Briefing Senate panel, police chief concedes negligence in Farishta case


Our Correspondent May 30, 2019
Senate standing committee asks CDA to prepare survey on illegally built houses. PHOTO: FILE

ISLAMABAD: The Senate Standing Committee on Interior on Thursday directed the Capital Development Authority (CDA) to prepare a survey on illegally-built houses and colonies demolished for the construction of multi-storey buildings.

The meeting of the committee at the Parliament House, chaired by Senator Rehman Malik, discussed the demolition of buildings near Islamabad Airport, Kashmir Highway, Islamabad. The issue was raised by Senator Rukhsana Zuberi.
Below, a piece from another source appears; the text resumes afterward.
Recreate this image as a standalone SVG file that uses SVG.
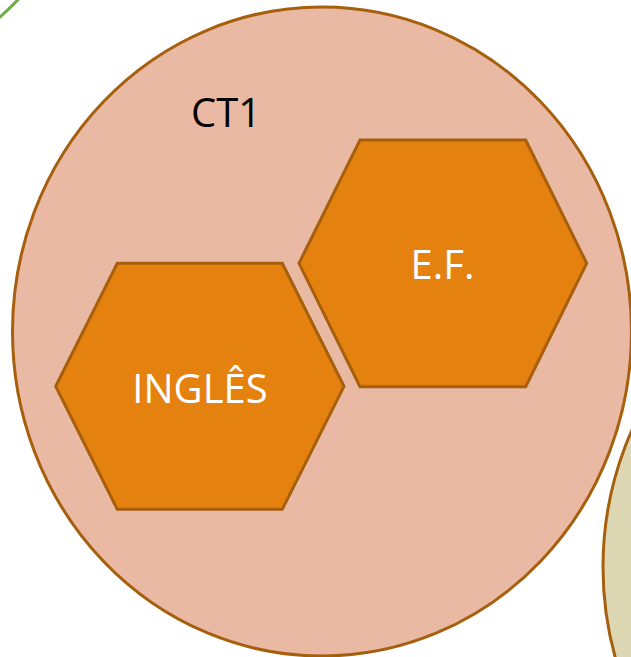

The senate panel ordered the CDA to take action against its officers who allowed the construction of these encroachments to take place in the past.

The chairman of the committee directed the CDA to submit the report within a month.

Malik also directed the authority to ensure that the informal settlements, where the residents were mostly Christians, should be provided with gas and electricity.

The committee ordered the CDA to ensure that homes in the informal settlements were not destroyed until the residents were provided with alternative shelters and issued an eviction notice three months in advance.

CDA Chairman Amer Ali Ahmed informed the committee that the demolition was part of the anti-encroachment drive. The members of the Senate panel observed that the anti-encroachment drive mainly focused on destroying the homes of the poor. Senators Javed Abbasi and Dr Shehzad Waseem endorsed the encroachment drive and said recovering government land was necessary but the drive should be equal for all.

Farishta case

The committee expressed its grief over the murder a minor girl, Farishta, in the Taramri area of Islamabad. Malik said he shocked to read a report that child abuse in Pakistan had increased by 11 per cent in 2018 in comparison with the preceding year with more than 10 children suffering some form of abuse every day in Pakistan.

He said it was high time to frame stringent laws to prevent child abuse in all forms.

Islamabad Capital Territory (ICT) Inspector General of Police Aamir Zulfiqar Khan while briefing the committee conceded that it was negligence on the part of police officers that FIR of girl’s abduction was not registered on the same day. He added that the SHO and other police officers responsible for the negligence had been booked, suspended and arrested.

The committee directed the official that there should be no delay in the presentation of forensic report of the case. Malik said forensic labs should be set up in each provincial police headquarters.

The committee also condemned the terrorist attack at a mosque in Quetta on May 24 wherein three people were martyred and over 19 others injured.